Activity 6-2 introduces the procedure for constructing a modified boxplot (by hand) - checking for points that lie more than 1.5 IQR beyond the quartiles. This is the procedure used for any boxplot produced in Fathom. Although the activity only asks students to produce plots by hand, you might suggest that they check their results by producing the same boxplots in Fathom, after doing Activity 6-4 since the data in Golfers.ftm are already in the form required for that procdedure.
Activity 6-4 contains the only new Fathom instructions in this topic. Students may easily split an existing plot of a quantitative variable or sample statistics in a summary table to show separate subgroups by dragging a categorical attribute identifying the groups to the other axis on either the plot or summary table. Watch for students who might drop the categorical atrribute in the middle of the graph, rather than the vertical axis. If a plot shows individual points, dropping on the middle of the graph will show the points for the groups with different colors and symbols, but still in a single plot. This has little effect on a boxplot unless outliers are present. They should remember to wait for the axis to be highlighted to know they are dropping to the correct spot
This is also a good point for a hint about setting up the data. Comparisons will work much more efficiently in Fathom (and many other statistics packages) if all the data for an attribute are in the same column and a second attribute identifies the groups (rather than having one attribute for the ages of Oscar winning films and the ages for non-Oscar winning films in a separate columnm).
Students should access existing Fathom documents with data for Homework Activities 6-5, 6-7, 6-10, and 6-18. Using Fathom is more optional for 6-8, 6-9, 6-20 and 6-21. Other homework activities either specifically request work to be done by hand (by necessity in instances with stemplots) or provide graphical displays in the text.
Sample data collected on students about the "Preliminaries" questions may be found as a Fathom document here.
Activity 7-5 contains the instructions for using Fathom to analyze gender and party affiliation in the 1999 U.S. Senate.
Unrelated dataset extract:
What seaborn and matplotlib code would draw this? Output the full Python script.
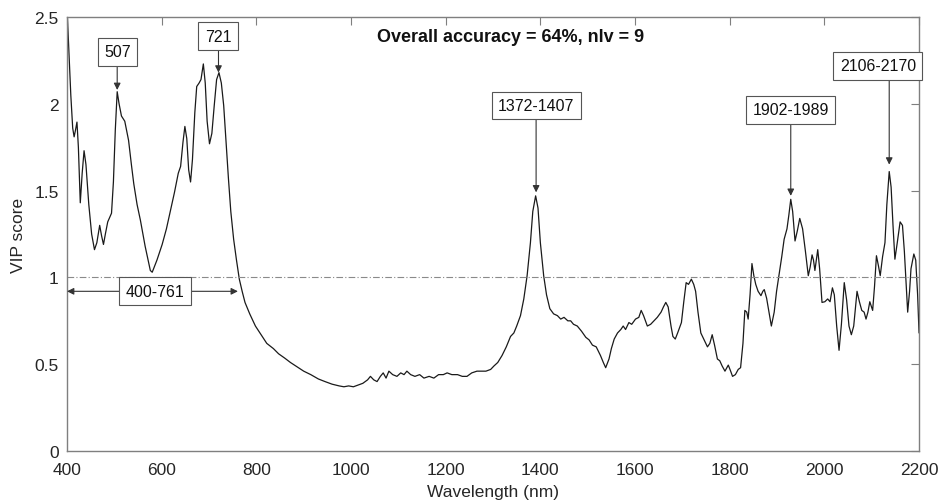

Dragging one attribute to a blank Summary table produces a table of counts. Dragging the second attribute to the other dimension converts to a two-way table with marginal totals. 7-5 (d) goes through similar steps with a graph. The first categorical attribute produces a bar chart (note that the bars are ordered alphabetically). Changing this to a ribbon chart produces a single horizontal "bar" that is divided to show the proportion in each group on the horizontal axis. When students drop the gender attibute to the middle of the graph the rectangles are further subdivided (vertically) to show the gender distribution within each party. Many instructors may be less familiar with the two-dimensional ribbon plot, but it presents essentially the same information as the segmented bar graphs shown in Activities 7-2 and 7-3. The only difference is that, in the ribbon chart, the widths of the bars are in proportion to the frequencies of the horizontal categories, while the segmented bar graph uses the same bar width for each group. Students should look back at their two-way table to help see the connections. Some students may drop the second variable on the vertical axis rather than into the middle of the graph. This produces a breakdown plot, showing the count in each cell of the table graphically with a dot representing each individual. Finally, 7-5(e) asks the students to reverse the roles of gender and party affiliation in the ribbon chart, thus showing the conditional distribution of party within gender (rather than gender within party). This distinction between which attribute is the "condition" is difficult for students to grasp, although the extreme gender split in the senate helps them see the difference - particularly in the ribbon charts.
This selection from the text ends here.